12 marzo 2020
Biografia di Domenico Arcuri
Un commissario per l’emergenza. Un consulente per la Protezione civile con cui lavorerà in stretto coordinamento. Domenico Arcuri, 56 anni, amministratore delegato di Invitalia, il braccio finanziario del ministero dello Sviluppo, assume un ruolo centrale nella lotta al contenimento dell’epidemia. È chiamato al delicato compito di accentrare gli acquisti e gli approvvigionamenti per le aziende sanitarie locali. Dovrà spingere le aziende a produrre maggiori volumi di ventilatori polmonari fondamentali per chi finisce in terapia intensiva.
Arcuri è un grand commis di Stato. Al timone di Invitalia da dodici anni, fu nominato nel 2007, durante il secondo governo a guida Romano Prodi. Negli anni è riuscito a mantenere il comando del braccio finanziario per la gestione delle grandi crisi industriali, per ultima l’ex Ilva di cui è stato il grande tessitore dell’accordo con ArcelorMittal. Fa parte di quella nidiata di manager che hanno cominciato la loro carriera all’Iri, nell’Istituto per la ricostruzione industriale, passando poi per la consulenza (Deloitte).

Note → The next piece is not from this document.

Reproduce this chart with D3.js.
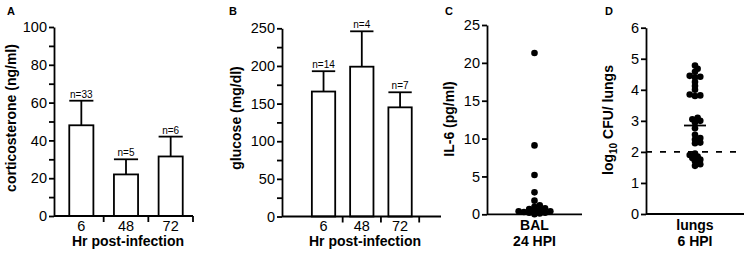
<!DOCTYPE html>
<html>
<head>
<meta charset="utf-8">
<script src="https://cdn.jsdelivr.net/npm/d3@7"></script>
<style>
body{margin:0;background:#fff;}
svg{display:block;font-family:"Liberation Sans",Arial,sans-serif;}
</style>
</head>
<body>
<svg id="fig" width="744" height="254"></svg>
<script>
//panel A + B : bars
var hours=['6','48','72'];
var cortMean=[48,22,31.5];
var cortTop=[61,30,42];
var cortN=['n=33','n=5','n=6'];
var glucMean=[166,199,145];
var glucTop=[193,246,165];
var glucN=['n=14','n=4','n=7'];

//panel C + D : scatter
var il6=[21.3,9.1,5.2,2.9,1.8,1.2,1.0,0.8,0.7,0.6,0.5,0.4,0.4,0.3,0.2,0.2,0.1,0.0];
var cfu=[4.78,4.68,4.58,4.45,4.42,4.4,4.25,4.12,4.0,3.85,3.82,3.8,
  3.1,3.05,3.0,2.95,2.76,2.55,2.45,2.4,2.3,2.28,
  1.95,1.9,1.85,1.8,1.75,1.7,1.6,1.55];
var cfuMean=2.85;
var cfuLimit=2;

var svg=d3.select('#fig');
var black='#000';

function yAxis(g,y,ticks,labelEvery){
  var ax=d3.axisLeft(y)
    .tickValues(ticks)
    .tickFormat(d=> d%labelEvery ? '' : d)
    .tickSize(5)
    .tickSizeOuter(0)
    .tickPadding(2);
  g.call(ax);
  g.attr('font-size',14.5).attr('font-family',null);
  g.selectAll('path,line').attr('stroke',black).attr('stroke-width',1.8);
  g.selectAll('text').attr('fill',black);
}

function yTitle(x,yc,txt){
  svg.append('text')
    .attr('transform','translate('+x+','+yc+') rotate(-90)')
    .attr('text-anchor','middle')
    .attr('font-weight','bold')
    .attr('font-size',14)
    .text(txt);
}

function letter(x,y,t){
  svg.append('text').attr('x',x).attr('y',y)
    .attr('font-weight','bold').attr('font-size',11).text(t);
}

function drawBars(o){
  var y=d3.scaleLinear().domain(o.ydom).range([o.y0,o.y1]);
  var x=d3.scaleBand().domain(hours).range(o.xr)
    .paddingInner(o.pad).paddingOuter(o.pad/2);
  var bw=x.bandwidth(), step=x.step();
  var g=svg.append('g');
  var rows=hours.map((h,i)=>({h:h,m:o.mean[i],t:o.top[i],n:o.n[i]}));

  //error bars first, bars on top
  g.selectAll('.err').data(rows).enter().append('line')
    .attr('x1',d=>x(d.h)+bw/2).attr('x2',d=>x(d.h)+bw/2)
    .attr('y1',d=>y(d.m)).attr('y2',d=>y(d.t))
    .attr('stroke',black).attr('stroke-width',1.8);
  g.selectAll('.cap').data(rows).enter().append('line')
    .attr('x1',d=>x(d.h)).attr('x2',d=>x(d.h)+bw)
    .attr('y1',d=>y(d.t)).attr('y2',d=>y(d.t))
    .attr('stroke',black).attr('stroke-width',1.8);
  g.selectAll('rect').data(rows).enter().append('rect')
    .attr('x',d=>x(d.h)).attr('y',d=>y(d.m))
    .attr('width',bw).attr('height',d=>y(0)-y(d.m))
    .attr('fill','#fff').attr('stroke',black).attr('stroke-width',1.8);
  g.selectAll('.n').data(rows).enter().append('text')
    .attr('x',d=>x(d.h)+bw/2).attr('y',d=>y(d.t)-3)
    .attr('text-anchor','middle').attr('font-size',10).text(d=>d.n);

  //x axis
  g.append('line').attr('x1',o.ax).attr('x2',o.xend)
    .attr('y1',y(0)).attr('y2',y(0))
    .attr('stroke',black).attr('stroke-width',1.8);
  g.selectAll('.xt').data(hours).enter().append('line')
    .attr('x1',d=>x(d)+bw/2+step/2).attr('x2',d=>x(d)+bw/2+step/2)
    .attr('y1',y(0)).attr('y2',y(0)+6)
    .attr('stroke',black).attr('stroke-width',1.8);
  g.selectAll('.xl').data(hours).enter().append('text')
    .attr('x',d=>x(d)+bw/2).attr('y',y(0)+14.5)
    .attr('text-anchor','middle').attr('font-size',14.5).text(d=>d);
  g.append('text').attr('x',o.titleX).attr('y',246)
    .attr('text-anchor','middle').attr('font-weight','bold').attr('font-size',14)
    .text('Hr post-infection');

  yAxis(g.append('g').attr('transform','translate('+o.ax+',0)'),y,o.ticks,o.every);
}

function swarm(vals,y,cx,r){
  var placed=[];
  vals.slice().sort(d3.ascending).forEach(v=>{
    var py=y(v), k=0, px;
    while(true){
      px=cx+(k===0?0:(k%2?1:-1)*Math.ceil(k/2)*r*0.8);
      if(!placed.some(p=>Math.hypot(p.x-px,p.y-py)<2*r*0.55)) break;
      k++;
    }
    placed.push({x:px,y:py});
  });
  return placed;
}

function drawDots(o){
  var y=d3.scaleLinear().domain(o.ydom).range([o.y0,o.y1]);
  var g=svg.append('g');
  var cx=(o.ax+o.xend)/2;
  if(o.dash!=null){
    g.append('line').attr('x1',o.ax).attr('x2',o.xend)
      .attr('y1',y(o.dash)).attr('y2',y(o.dash))
      .attr('stroke',black).attr('stroke-width',1.8).attr('stroke-dasharray','6,8');
  }
  var pts=swarm(o.vals,y,cx,3.3);
  g.selectAll('circle').data(pts).enter().append('circle')
    .attr('cx',d=>d.x).attr('cy',d=>d.y).attr('r',3.3).attr('fill',black);
  if(o.mean!=null){
    g.append('line').attr('x1',cx-11).attr('x2',cx+11)
      .attr('y1',y(o.mean)).attr('y2',y(o.mean))
      .attr('stroke',black).attr('stroke-width',1.8);
  }
  g.append('line').attr('x1',o.ax).attr('x2',o.xend)
    .attr('y1',y(0)).attr('y2',y(0))
    .attr('stroke',black).attr('stroke-width',1.8);
  o.lab.forEach((t,i)=>{
    g.append('text').attr('x',cx).attr('y',230+i*15.5)
      .attr('text-anchor','middle').attr('font-weight','bold').attr('font-size',14).text(t);
  });
  yAxis(g.append('g').attr('transform','translate('+o.ax+',0)'),y,o.ticks,o.every);
}

drawBars({ydom:[0,100],y0:216,y1:27,xr:[59,193],pad:0.46,ax:54,xend:193,
  mean:cortMean,top:cortTop,n:cortN,ticks:d3.range(0,101,10),every:20,titleX:128});
drawBars({ydom:[0,250],y0:216.5,y1:28.3,xr:[304.4,419.2],pad:0.39,ax:282,xend:441,
  mean:glucMean,top:glucTop,n:glucN,ticks:d3.range(0,251,25),every:50,titleX:365});
drawDots({ydom:[0,25],y0:214.3,y1:25,ax:487,xend:582,vals:il6,
  ticks:d3.range(0,26,5),every:5,lab:['BAL','24 HPI']});
drawDots({ydom:[0,6],y0:214,y1:27.7,ax:646,xend:744,vals:cfu,mean:cfuMean,dash:cfuLimit,
  ticks:d3.range(0,7,1),every:1,lab:['lungs','6 HPI']});

yTitle(16,118,'corticosterone (ng/ml)');
yTitle(241,118,'glucose (mg/dl)');
yTitle(454,119,'IL-6 (pg/ml)');

//log10 title needs a subscript
var t=svg.append('text')
  .attr('transform','translate(613,120) rotate(-90)')
  .attr('text-anchor','middle').attr('font-weight','bold').attr('font-size',14);
t.append('tspan').text('log');
t.append('tspan').attr('font-size',10).attr('dy',4).text('10');
t.append('tspan').attr('dy',-4).text(' CFU/ lungs');

letter(7,15,'A');
letter(229,15,'B');
letter(445,15,'C');
letter(605,15,'D');
</script>
</body>
</html>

Arcuri ha già dato mandato alla Siare Engineering, l’unica azienda italiana che li fabbrica, a raddoppiare la produzione a Bologna, da 200 a 500 al mese per gestire il probabile picco dei contagi che si verificherà nelle prossime due settimane. Si coordinerà con la Consip, la centrale acquisti della pubblica amministrazione, con una visione industriale viste le dimensioni della pandemia acquisendo forniture dall’estero. Il bando Consip prevede l’acquisto di 5 mila apparecchi realizzati da pochi produttori come l’americana Medtronic, la Philips e le tedesche Drager e Maquet.
La sinistra gli offriva un uomo d’ordine, Gianni De Gennaro, mentre la destra lo voleva convincere a prendere un uomo d’azione, Guido Bertolaso. Lui alla fine s’è scelto invece un uomo di compromesso, non un guerrigliero antivirale ma un affidabile manager di stato, un grand commis che non ama la ribalta e non intende far ombra a nessuno, tanto meno al presidente del Consiglio. Un uomo corretto ma uso a obbedir tacendo sotto tutti governi e tutti i poteri, da Romano Prodi a Silvio Berlusconi, passando per Matteo Renzi, Paolo Gentiloni e adesso, appunto, anche Giuseppe Conte. E così mercoledì notte il capo del governo e avvocato del popolo ha annunciato che sarà Domenico Arcuri, cinquantasette anni, calabrese, amministratore delegato di Invitalia, la finanziaria pubblica per lo Sviluppo, a ricoprire l’incarico di commissario delegato per la gestione dell’emergenza coronavirus.
La testa ricoperta di capelli d’argento, la notevole statura, il volto dai lineamenti puliti e il naso sfrontato, Arcuri è da dodici anni l’avvolgente potenza invisibile delle crisi aziendali d’Italia, come l’imam occulto degli sciiti. Lo descrivono informatissimo, gran conoscitore delle regole e delle leggi, attivo, uomo di dati, carte e soluzioni sempre tecnicamente corrette, Arcuri non è uno di quelli convinti che solo i proconsoli risolvono le emergenze nazionali e che i codici vanno azzerati. Quando gli chiesero infatti d’intervenire in Alitalia, con i suoi fondi pubblici, lui si ritrasse, e in più di un’occasione ai tempi in cui Luigi Di Maio era ministro dello Sviluppo entrò in conflitto con le forzature scombiccherate che i 5 stelle pretendevano. Rischiando persino, forse, ma trovando subito però, tra una sigaretta nervosa e l’altra – è un gran fumatore di Marlboro rosse – protezione nella figura sempre più indipendente e ambiziosa del presidente del Consiglio Conte, lui che adesso non gli ha affidato i galloni del supergenerale inviato in guerra contro il coronavirus, che sarebbe stato il ruolo esorbitante di De Gennaro e di Bertolaso, ma lo ha incaricato di fare quel che meglio sa fare: organizzare la logistica, aiutare le imprese a produrre quei macchinari medicali di cui gli ospedali in questi giorni hanno un drammatico bisogno. Ma senza apparire. Di lato.